In-situ observations on fracture behaviors of Cu–Sn IMC layers induced by deformation of Cu substrates

Abstract

Abstract The fracture behaviors of the interfacial Cu–Sn intermetallic compound (IMC) layers induced by deformation of the Cu substrates were investigated in this study. The IMC layers at the Sn–Ag/Cu single crystal and the Sn–Ag/cold-drawn Cu interfaces were driven to deform synchronously with the Cu substrates, and their fracture morphologies were in situ observed. The results show that fractures in the IMC layers at both of the two interfaces occur shortly after the Cu yields, and the cracks correlate well with the slip bands in the Cu substrates. In micro-scale, the fractures are predicated to be induced by dislocation pile-up. After the Cu substrates yield, the dislocations in them slip toward their surfaces. Since the dislocations cannot get across the IMC/Cu interface, they pile-up at the interface and generate a high cumulative stress ahead the pile-up group.

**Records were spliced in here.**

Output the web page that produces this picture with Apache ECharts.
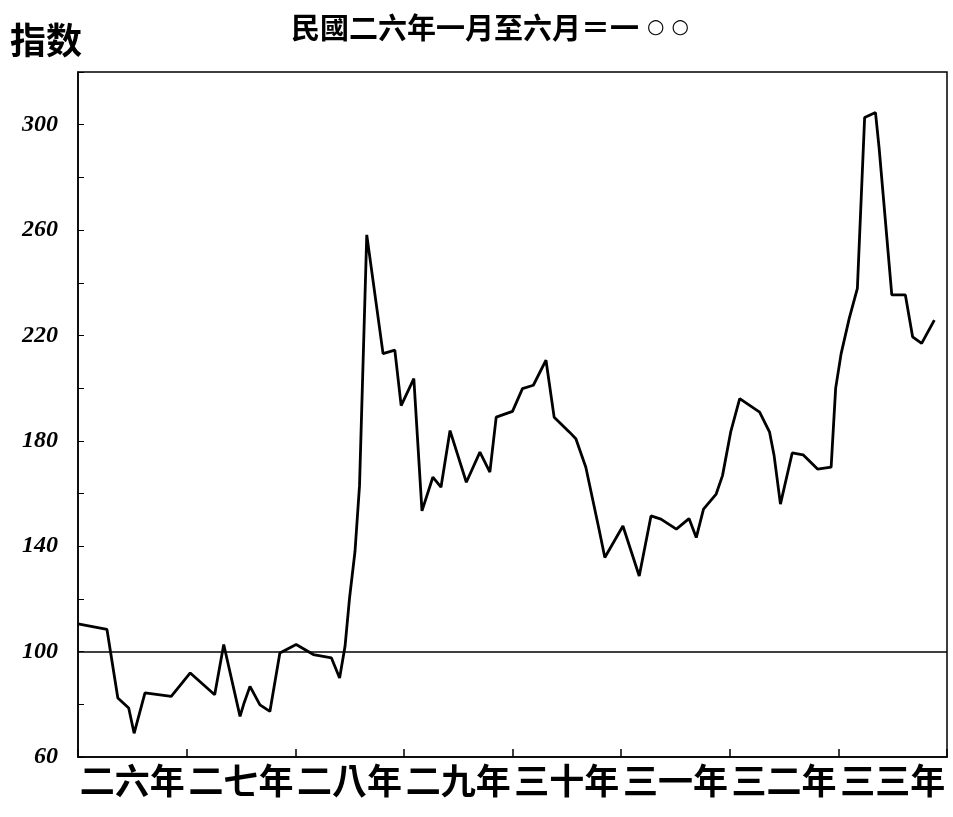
<!DOCTYPE html>
<html>
<head>
<meta charset="utf-8">
<script src="https://cdn.jsdelivr.net/npm/echarts@6/dist/echarts.min.js"></script>
<style>
html,body{margin:0;padding:0;background:#fff;}
#chart{width:953px;height:817px;}
</style>
</head>
<body>
<div id="chart"></div>
<script>
var titleMain = '民國二六年一月至六月＝一';
var titleTail = '○ ○';
var yAxisName = '指数';
var yearLabels = ['二六年','二七年','二八年','二九年','三十年','三一年','三二年','三三年'];
// months counted from Jan of 民國二六年
var months = [0,3.2,4.4,5.6,6.2,7.4,10.3,12.4,15.1,16.1,17.9,18.3,19,20.1,21.2,22.3,24.1,26,28,28.9,29.5,30,30.6,31.1,31.9,33.7,35,35.7,37.1,38,39.2,40.1,41.1,42.9,44.4,45.5,46.2,48,49.1,50.3,51.7,52.6,54.3,55,56.1,57.6,58.2,60.2,62,63.3,64.4,66.1,67.5,68.3,69.1,70.5,71.2,72.1,73.1,75.3,76.4,76.9,77.6,78.9,80.1,81.7,83.2,83.7,84.3,85.2,86.1,86.9,88.1,88.5,89.9,91.4,92.2,93.2,94.6];
var values = [110.5,108.4,82.4,78.6,69,84.3,83,91.9,83.6,102.7,75.4,80,86.8,79.8,77.3,99.5,102.7,98.9,97.6,90,102,120.4,138,163,258.2,213.1,214.4,193.4,203.6,153.4,166.2,162.4,183.9,164.3,175.7,168.1,189,191.2,199.8,201.1,210.6,189,183.3,180.8,170,145.8,135.7,147.7,128.7,151.5,150.3,146.5,150.5,143.3,154.1,159.8,166.8,183.3,196,190.9,183.3,174.4,156,175.4,174.7,169.3,170,200,213,226.5,237.9,302.7,304.6,291.2,235.4,235.4,219.5,217,225.8];
var baseLine = 100;

var pts = months.map(function(m,i){return [m, values[i]];});
var chart = echarts.init(document.getElementById('chart'));
chart.setOption({
  backgroundColor:'#fff',
  animation:false,
  title:{text:'{a|'+titleMain+'}{b|'+titleTail+'}',left:485,textAlign:'center',top:8,
    textStyle:{rich:{
      a:{fontFamily:'Noto Sans CJK TC',fontSize:29,fontWeight:'bold',color:'#000'},
      b:{fontFamily:'DejaVu Sans',fontSize:20,fontStyle:'italic',color:'#000',padding:[0,0,0,8]}}}},
  graphic:[{type:'text',left:10,top:22,style:{text:yAxisName,fontFamily:'Noto Sans CJK TC',fontSize:36,fontWeight:'bold',fill:'#000'}}],
  grid:{left:78,right:6,top:72,bottom:60,show:true,borderColor:'#000',borderWidth:1.5},
  xAxis:[
    {type:'value',min:0,max:96,interval:12,show:false},
    {type:'category',data:yearLabels,position:'bottom',boundaryGap:true,
      axisLine:{lineStyle:{color:'#000',width:1.5}},
      axisTick:{show:true,inside:true,length:8,lineStyle:{color:'#000',width:1.5}},
      axisLabel:{color:'#000',fontSize:35,fontFamily:'Noto Sans CJK TC',fontWeight:'bold',margin:6,interval:0},
      splitLine:{show:false}}
  ],
  yAxis:{type:'value',min:60,max:320,interval:20,
    axisLine:{show:true,lineStyle:{color:'#000',width:1.5}},
    axisTick:{show:true,inside:true,length:6,lineStyle:{color:'#000'}},
    splitLine:{show:false},
    axisLabel:{color:'#000',fontSize:24,fontStyle:'italic',fontWeight:'bold',fontFamily:'Liberation Serif',margin:20,
      formatter:function(v){return (v%40===20 && v<=300)?String(v):'';}}},
  series:[{type:'line',xAxisIndex:0,data:pts,symbol:'none',smooth:false,
    lineStyle:{color:'#000',width:2.8},
    markLine:{silent:true,symbol:'none',label:{show:false},
      lineStyle:{color:'#000',width:1.5,type:'solid'},data:[{yAxis:baseLine}]}}]
});
</script>
</body>
</html>
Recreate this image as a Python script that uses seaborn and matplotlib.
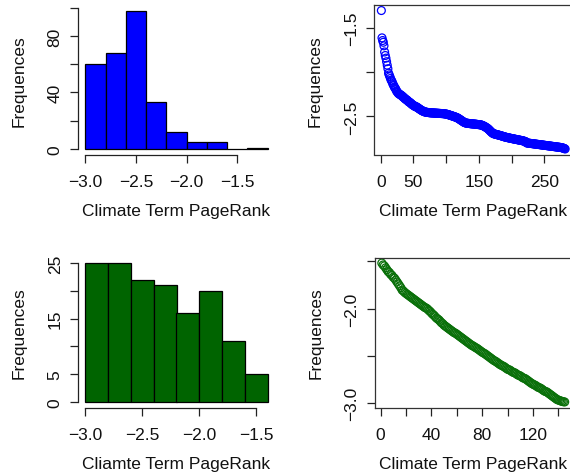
import matplotlib
matplotlib.use("Agg")
import matplotlib.pyplot as plt
import seaborn as sns
import numpy as np
import pandas as pd

sns.set_style("white")
plt.rcParams['font.family'] = ['Liberation Sans', 'DejaVu Sans']
plt.rcParams['font.size'] = 12

# ---------------- data ----------------
# log10 PageRank of climate terms (set 1), sorted in decreasing order
pagerank_all = [
    -1.30,
    -1.61, -1.64, -1.66, -1.70, -1.77,
    -1.81, -1.84, -1.88, -1.92, -1.96,
    -2.01, -2.03, -2.05, -2.07, -2.09, -2.10, -2.12, -2.14, -2.15, -2.17, -2.18, -2.19,
    -2.21, -2.22, -2.23, -2.24, -2.245, -2.25, -2.255, -2.26, -2.265, -2.27, -2.28,
    -2.285, -2.29, -2.30, -2.305, -2.31, -2.315, -2.32, -2.33, -2.335, -2.34, -2.345,
    -2.35, -2.36, -2.365, -2.37, -2.375, -2.38, -2.385, -2.39, -2.39, -2.395, -2.398,
    -2.405, -2.41, -2.415, -2.42, -2.425, -2.43, -2.435, -2.44, -2.44, -2.445, -2.45,
    -2.450, -2.452, -2.454, -2.455, -2.456, -2.457, -2.458, -2.459, -2.460, -2.460,
    -2.461, -2.461, -2.462, -2.462, -2.463, -2.463, -2.464, -2.464, -2.465, -2.465,
    -2.466, -2.466, -2.467, -2.467, -2.468, -2.468, -2.469, -2.469, -2.470, -2.471,
    -2.472, -2.473, -2.474, -2.476, -2.478, -2.480,
    -2.482, -2.485, -2.488, -2.49, -2.492, -2.495, -2.497, -2.50, -2.502, -2.505,
    -2.508, -2.51, -2.513, -2.517, -2.52, -2.525, -2.53, -2.535, -2.54, -2.545,
    -2.55, -2.555, -2.56, -2.565, -2.57,
    -2.573, -2.575, -2.577, -2.578, -2.579, -2.58, -2.581, -2.582, -2.583, -2.584,
    -2.585, -2.585, -2.586, -2.587, -2.588, -2.588, -2.589, -2.59, -2.591, -2.592,
    -2.593, -2.594, -2.595, -2.596, -2.597, -2.598,
    -2.602, -2.605, -2.608, -2.612, -2.616, -2.62, -2.625, -2.63, -2.635,
    -2.64, -2.647, -2.655, -2.662, -2.67, -2.677, -2.684, -2.69, -2.695,
    -2.698, -2.70, -2.702, -2.704, -2.706, -2.708, -2.71, -2.712, -2.714, -2.716,
    -2.718, -2.72, -2.722, -2.725, -2.728,
    -2.730, -2.732, -2.734, -2.736, -2.738, -2.740, -2.741, -2.743, -2.745, -2.746,
    -2.748, -2.750, -2.751, -2.753, -2.754, -2.756, -2.757, -2.759, -2.760, -2.762,
    -2.763, -2.765, -2.766, -2.768, -2.769, -2.771, -2.772, -2.774, -2.775, -2.777,
    -2.779, -2.781, -2.783, -2.786, -2.789,
    -2.801, -2.802, -2.803, -2.804, -2.805, -2.806, -2.807, -2.808, -2.809, -2.810,
    -2.811, -2.812, -2.813, -2.814, -2.815, -2.816, -2.817, -2.818, -2.819, -2.820,
    -2.821, -2.822, -2.823, -2.824, -2.825, -2.826, -2.827, -2.828,
    -2.829, -2.830, -2.831, -2.832, -2.833, -2.834, -2.835, -2.836, -2.837, -2.838,
    -2.839, -2.840, -2.841, -2.842, -2.843, -2.844, -2.845, -2.846, -2.847, -2.848,
    -2.849, -2.850, -2.851, -2.852, -2.853, -2.854, -2.856, -2.858, -2.860, -2.863,
    -2.866, -2.870,
]

# log10 PageRank of climate terms (set 2), sorted in decreasing order
pagerank_sub = [
    -1.52, -1.54, -1.55, -1.57, -1.59,
    -1.61, -1.62, -1.64, -1.65, -1.67, -1.68, -1.70, -1.72, -1.74, -1.76, -1.78,
    -1.805, -1.815, -1.83, -1.84, -1.85, -1.86, -1.87, -1.88, -1.89, -1.90,
    -1.91, -1.92, -1.93, -1.94, -1.95, -1.96, -1.97, -1.98, -1.99, -1.995,
    -2.005, -2.02, -2.03, -2.045, -2.06, -2.07, -2.085, -2.10, -2.11, -2.12,
    -2.135, -2.15, -2.16, -2.175, -2.185, -2.195,
    -2.205, -2.215, -2.225, -2.235, -2.245, -2.255, -2.26, -2.27, -2.28, -2.29,
    -2.30, -2.31, -2.32, -2.33, -2.34, -2.35, -2.36, -2.37, -2.38, -2.39, -2.395,
    -2.405, -2.413, -2.42, -2.43, -2.44, -2.45, -2.46, -2.468, -2.475, -2.485,
    -2.495, -2.505, -2.515, -2.525, -2.535, -2.545, -2.553, -2.56, -2.57, -2.58,
    -2.59, -2.597,
    -2.605, -2.61, -2.62, -2.63, -2.64, -2.645, -2.65, -2.66, -2.67, -2.675,
    -2.68, -2.69, -2.70, -2.705, -2.71, -2.72, -2.73, -2.735, -2.74, -2.75,
    -2.76, -2.77, -2.78, -2.79, -2.797,
    -2.805, -2.81, -2.82, -2.83, -2.835, -2.84, -2.85, -2.86, -2.87, -2.875,
    -2.88, -2.89, -2.90, -2.91, -2.92, -2.93, -2.94, -2.95, -2.96, -2.965,
    -2.97, -2.975, -2.98, -2.983, -2.985,
]

bins_all = [-3.0, -2.8, -2.6, -2.4, -2.2, -2.0, -1.8, -1.6, -1.4, -1.2]
bins_sub = [-3.0, -2.8, -2.6, -2.4, -2.2, -2.0, -1.8, -1.6, -1.4]

# tick positions / labels (R style: overlapping labels dropped)
h1_xticks = [-3.0, -2.5, -2.0, -1.5]
h1_xlabels = ["\u22123.0", "\u22122.5", "\u22122.0", "\u22121.5"]
h1_yticks = [0, 20, 40, 60, 80, 100]
h1_ylabels = ["0", "", "40", "", "80", ""]

s1_xticks = [0, 50, 100, 150, 200, 250]
s1_xlabels = ["0", "50", "", "150", "", "250"]
s1_yticks = [-2.5, -2.0, -1.5]
s1_ylabels = ["\u22122.5", "", "\u22121.5"]

h2_xticks = [-3.0, -2.5, -2.0, -1.5]
h2_xlabels = ["\u22123.0", "\u22122.5", "\u22122.0", "\u22121.5"]
h2_yticks = [0, 5, 10, 15, 20, 25]
h2_ylabels = ["0", "5", "", "15", "", "25"]

s2_xticks = [0, 20, 40, 60, 80, 100, 120, 140]
s2_xlabels = ["0", "", "40", "", "80", "", "120", ""]
s2_yticks = [-3.0, -2.5, -2.0, -1.5]
s2_ylabels = ["\u22123.0", "", "\u22122.0", ""]

xlab_top = "Climate Term PageRank"
xlab_bottom_left = "Cliamte Term PageRank"
ylab = "Frequences"

# ---------------- figure ----------------
W, H = 570, 477
fig = plt.figure(figsize=(W / 100, H / 100), dpi=100)


def px_axes(x0, x1, y0, y1):
    return fig.add_axes([x0 / W, 1 - y1 / H, (x1 - x0) / W, (y1 - y0) / H])


ax1 = px_axes(78, 275, 6, 155.5)
ax2 = px_axes(374, 572.5, 6, 155.5)
ax3 = px_axes(78, 275, 258.5, 408.5)
ax4 = px_axes(374.5, 572, 258.5, 408.5)


def r_range(lo, hi):
    d = (hi - lo) * 0.04
    return lo - d, hi + d


def style_axes(ax, xticks, xlabels, yticks, ylabels, xlabel, box):
    ax.set_xticks(xticks, labels=xlabels)
    ax.set_yticks(yticks, labels=ylabels)
    ax.tick_params(axis='both', which='major', bottom=True, left=True,
                   top=False, right=False,
                   direction='out', length=5.5, width=0.9,
                   color='#222222', labelsize=12.5, labelcolor='#111111')
    ax.tick_params(axis='x', pad=8.5)
    ax.tick_params(axis='y', pad=5.5, labelrotation=90)
    for lab in ax.get_yticklabels():
        lab.set_va('center')
    ax.set_xlabel(xlabel, fontsize=12.5, color='#111111')
    ax.set_ylabel(ylab, fontsize=12.5, color='#111111')
    hpx = ax.get_position().height * H
    wpx = ax.get_position().width * W
    ax.xaxis.set_label_coords(0.5, -56.5 / hpx)
    ax.xaxis.label.set_va('center')
    ax.yaxis.set_label_coords(-58.5 / wpx, 0.5)
    ax.yaxis.label.set_va('center')
    ax.grid(False)
    ax.set_facecolor('white')
    if box:
        for s in ax.spines.values():
            s.set_visible(True)
            s.set_color('#333333')
            s.set_linewidth(0.9)
    else:
        ax.spines['top'].set_visible(False)
        ax.spines['right'].set_visible(False)
        ax.spines['left'].set_bounds(min(yticks), max(yticks))
        ax.spines['bottom'].set_bounds(min(xticks), max(xticks))
        for k in ('left', 'bottom'):
            ax.spines[k].set_color('#222222')
            ax.spines[k].set_linewidth(0.9)


# top-left histogram
df1 = pd.DataFrame({"pr": pagerank_all})
sns.histplot(data=df1, x="pr", bins=bins_all, ax=ax1, color='#0000FF',
             edgecolor='black', linewidth=0.9, alpha=1.0)
counts1, _ = np.histogram(pagerank_all, bins=bins_all)
ax1.set_xlim(*r_range(bins_all[0], bins_all[-1]))
ax1.set_ylim(*r_range(0, counts1.max()))
style_axes(ax1, h1_xticks, h1_xlabels, h1_yticks, h1_ylabels, xlab_top, False)

# top-right sorted scatter
df2 = pd.DataFrame({"rank": np.arange(1, len(pagerank_all) + 1), "pr": pagerank_all})
sns.scatterplot(data=df2, x="rank", y="pr", ax=ax2, marker='o', s=32,
                facecolor='none', edgecolor='#0000FF', linewidth=0.9)
ax2.set_xlim(*r_range(1, len(pagerank_all)))
ax2.set_ylim(*r_range(min(pagerank_all), max(pagerank_all)))
style_axes(ax2, s1_xticks, s1_xlabels, s1_yticks, s1_ylabels, xlab_top, True)

# bottom-left histogram
df3 = pd.DataFrame({"pr": pagerank_sub})
sns.histplot(data=df3, x="pr", bins=bins_sub, ax=ax3, color='#006400',
             edgecolor='black', linewidth=0.9, alpha=1.0)
counts3, _ = np.histogram(pagerank_sub, bins=bins_sub)
ax3.set_xlim(*r_range(bins_sub[0], bins_sub[-1]))
ax3.set_ylim(*r_range(0, counts3.max()))
style_axes(ax3, h2_xticks, h2_xlabels, h2_yticks, h2_ylabels, xlab_bottom_left, False)

# bottom-right sorted scatter
df4 = pd.DataFrame({"rank": np.arange(1, len(pagerank_sub) + 1), "pr": pagerank_sub})
sns.scatterplot(data=df4, x="rank", y="pr", ax=ax4, marker='o', s=32,
                facecolor='none', edgecolor='#0A700A', linewidth=0.9)
ax4.set_xlim(*r_range(1, len(pagerank_sub)))
ax4.set_ylim(*r_range(min(pagerank_sub), max(pagerank_sub)))
style_axes(ax4, s2_xticks, s2_xlabels, s2_yticks, s2_ylabels, xlab_top, True)

fig.savefig("out.png", dpi=100, facecolor='white')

When the cumulative stress reaches the fracture strength of the IMC, fractures inside the IMC layer occur. Before yielding of the Cu substrates, the IMC layer can withstand a high strain without fracture, because there are thin gaps between the IMC grains that can be opened to accommodate deformation. The yield behavior of the Cu substrate is the major influencing factor on the fracture behaviors of the interfacial IMC layers. Thermal aging makes the IMC layers thicker, more compact and easier to fracture.